Below are a list of tools and supplies to have with you.
- A sunhat of your choice
- A breathable long sleeve top or sunscreen
- A hydration vessel or two (stay hydrated!)
- Botanical keying guide
- Botanical hand lens
- Clamping and dissection tweezers
- A small sickle, pruning shears, or sharp scissors
- A cloth sheet, cotton bag, or jar to collect your fresh St. John’s wort
You can learn more about the tools you’ll need for foraging in our post, 7 Essential Tools For Botany (And A Few More For Good Measure).
Harvesting St. John’s Wort
When you happen upon a stand of St. John’s wort, it’s important to use your intuitive and critical surveying skills. Pause and look around you in all directions. Is there an abundance of St. John’s wort? If not, keep walking. If you observe enough plants so that your harvest won’t compromise the stand, you may begin your harvest.
I would also caution against harvesting from the very first stand you find. I know the excitement of happening upon the plant you have been looking for and feeling a deep desire to make herbal preparations with it, but sometimes, our gut sense and our critical mind can be in opposition. Instead, before you harvest, I suggest sitting with the plant and asking yourself the following questions.
- Will I use the plant material I harvest?
- How will I use it?
- What is my intention for harvesting this generous plant?
Once you’ve asked yourself these questions, if you feel good about harvesting the plant, it’s always reverent to ask the plant if you can harvest some of it. If you don’t feel good about harvesting this particular section of plant, I would trust your gut instinct and search for another stand. I often find that just being with the plant in its habitat offers the support I seek.
To ethically harvest St. John’s wort, take the least amount of plant material as possible. I also recommend coming back to the stand a week later, a month later, and especially next season to see how your harvest affected the plant’s future growth.
How To Harvest St. John’s Wort
When harvesting St. John’s wort, it’s helpful to harvest on sunny days when the flowers are likely to be dry.
Rosemary Gladstar recommends squeezing the buds and flowers as a test for harvest readiness (Gladstar, 2010). If they emit a reddish or deep purple oil, it’s time to harvest. If they don’t, then it’s not quite time.
The flowers, buds, and sometimes leaves (together known as aerial parts) are what you will harvest. Grab the plant below the sunray of flowers and cut just below your fist. With each cut, the goal is to be intentional about what you’re doing and why. Continually survey the stand as you harvest, making appropriate decisions about how much plant material to collect instead of harvesting mindlessly.
Don’t forget that proper labeling is important when wildcrafting herbs. Make sure to note the date and location of your harvest in a harvesting journal.

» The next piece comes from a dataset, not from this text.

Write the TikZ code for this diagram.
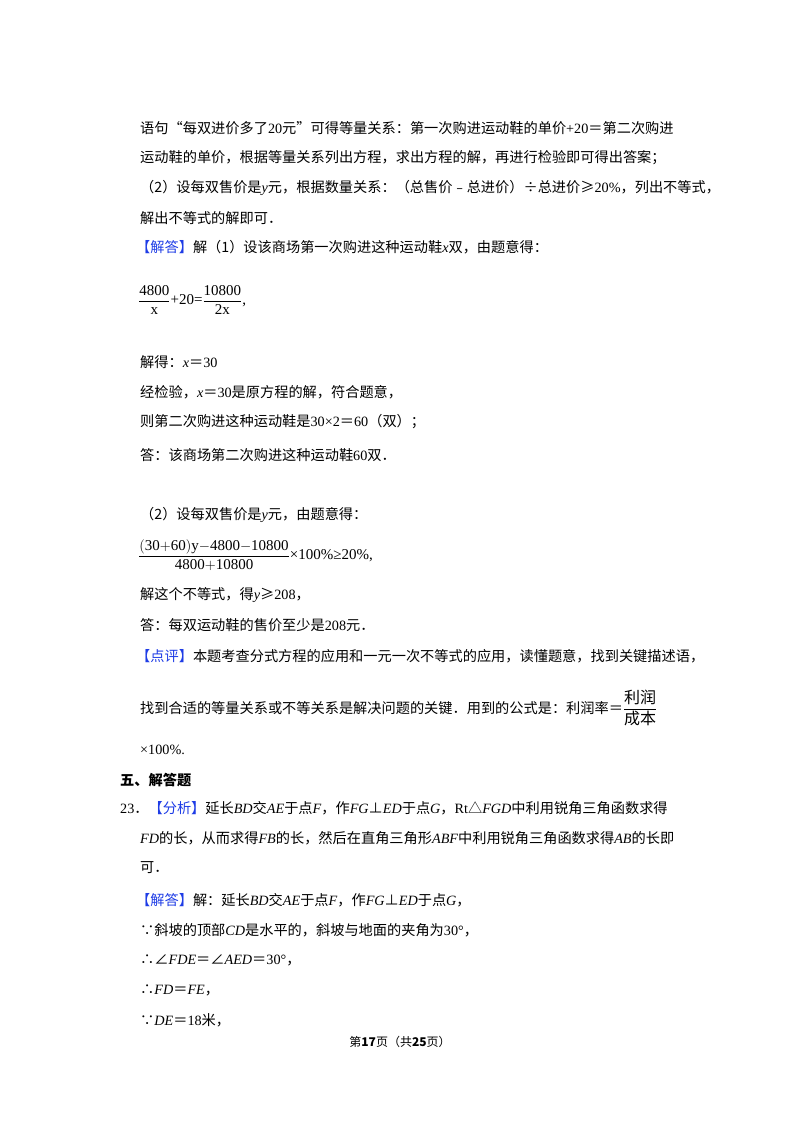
\documentclass[tikz,border=0pt]{standalone}
\usepackage{amsmath}
\usepackage{fontspec}
\setmainfont{Liberation Serif}
\newfontfamily\cjk{Noto Sans CJK SC}
\definecolor{tagblue}{RGB}{30,60,230}
\newcommand{\tg}[1]{{\color{tagblue}【#1】}}
\newcommand{\vi}[1]{{\rmfamily\itshape #1}}
\newcommand{\eqz}{{\cjk ＝}}
\begin{document}
\begin{tikzpicture}[x=1pt,y=-1pt,
  ln/.style={anchor=west,inner sep=0pt,font=\cjk\fontsize{14.2}{16}\selectfont}]
\useasboundingbox (0,0) rectangle (800,1132);
\fill[white] (0,0) rectangle (800,1132);
\node[ln] (l1) at (140,128) {语句“每双进价多了{\rmfamily 20}元”可得等量关系：第一次购进运动鞋的单价{\rmfamily +20}＝第二次购进};
\node[ln] (l2) at (140,158) {运动鞋的单价，根据等量关系列出方程，求出方程的解，再进行检验即可得出答案；};
\node[ln] (l3) at (140,188) {（2）设每双售价是\vi{y}元，根据数量关系：（总售价﹣总进价）÷总进价≥{\rmfamily 20\%}，列出不等式，};
\node[ln] (l4) at (140,218) {解出不等式的解即可．};
\node[ln] (l5) at (136,247) {\tg{解答}解（1）设该商场第一次购进这种运动鞋\vi{x}双，由题意得：};
\node[ln,font=\rmfamily\fontsize{15}{17}\selectfont] (f1) at (138,300) {$\dfrac{\mathrm{4800}}{\mathrm{x}}$+20=$\dfrac{\mathrm{10800}}{\mathrm{2x}}$,};
\node[ln] (l6) at (140,362) {解得：\vi{x}＝{\rmfamily 30}};
\node[ln] (l7) at (140,392) {经检验，\vi{x}＝{\rmfamily 30}是原方程的解，符合题意，};
\node[ln] (l8) at (140,422) {则第二次购进这种运动鞋是{\rmfamily 30×2}＝{\rmfamily 60}（双）；};
\node[ln] (l9) at (140,455) {答：该商场第二次购进这种运动鞋{\rmfamily 60}双．};
\node[ln] (l10) at (140,515) {（2）设每双售价是\vi{y}元，由题意得：};
\node[ln,font=\rmfamily\fontsize{15}{17}\selectfont] (f2) at (138,555) {$\dfrac{\mathrm{(30{+}60)y{-}4800{-}10800}}{\mathrm{4800{+}10800}}$×100\%≥20\%,};
\node[ln] (l11) at (140,595) {解这个不等式，得\vi{y}≥{\rmfamily 208}，};
\node[ln] (l12) at (140,625) {答：每双运动鞋的售价至少是{\rmfamily 208}元．};
\node[ln] (l13) at (136,656) {\tg{点评}本题考查分式方程的应用和一元一次不等式的应用，读懂题意，找到关键描述语，};
\node[ln] (l14) at (140,708) {找到合适的等量关系或不等关系是解决问题的关键．用到的公式是：利润率＝$\dfrac{\hbox{\cjk\fontsize{16}{18}\selectfont 利润}}{\hbox{\cjk\fontsize{16}{18}\selectfont 成本}}$};
\node[ln] (l15) at (140,750) {{\rmfamily ×100\%.}};
\node[ln,font=\cjk\bfseries\fontsize{14.2}{16}\selectfont] (h) at (120,780) {五、解答题};
\node[ln] (l16) at (120,808) {{\rmfamily 23}．\tg{分析}延长\vi{BD}交\vi{AE}于点\vi{F}，作\vi{FG}⊥\vi{ED}于点\vi{G}，{\rmfamily Rt}△\vi{FGD}中利用锐角三角函数求得};
\node[ln] (l17) at (140,838) {\vi{FD}的长，从而求得\vi{FB}的长，然后在直角三角形\vi{ABF}中利用锐角三角函数求得\vi{AB}的长即};
\node[ln] (l18) at (140,868) {可．};
\node[ln] (l19) at (136,900) {\tg{解答}解：延长\vi{BD}交\vi{AE}于点\vi{F}，作\vi{FG}⊥\vi{ED}于点\vi{G}，};
\node[ln] (l20) at (140,930) {∵斜坡的顶部\vi{CD}是水平的，斜坡与地面的夹角为{\rmfamily 30°}，};
\node[ln] (l21) at (140,960) {∴∠\vi{FDE}＝∠\vi{AED}＝{\rmfamily 30°}，};
\node[ln] (l22) at (140,990) {∴\vi{FD}＝\vi{FE}，};
\node[ln] (l23) at (140,1020) {∵\vi{DE}＝{\rmfamily 18}米，};
\node[inner sep=0pt,font=\cjk\fontsize{12}{14}\selectfont] (pg) at (400,1042) {第{\bfseries 17}页（共{\bfseries 25}页）};
\end{tikzpicture}
\end{document}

As you forage St. John’s wort, it will be warm and the sun will be shining—what a great opportunity to bring you back into the present moment of gathering a plant that will come to your aid in the future.
Gladstar, R. (2012). Medicinal herbs: A beginner’s guide. North Adams, MA: Storey Publishing.
Ells, J. (2011). Rocky mountain flora. Golden, CO: The Colorado Mountain Club Press.
Moore, M. (2003). Medicinal plants of the mountain west. Santa Fe, NM: Museum of New Mexico Press.
Weber, W. (1976). Rocky mountain flora. Niwot, CO: University Press of Colorado.
Wiles, B. (2018). Mountain states medicinal plants: Identify, harvest, and use 100 wild herbs for health and wellness. Portland, OR: Timber Press, Inc.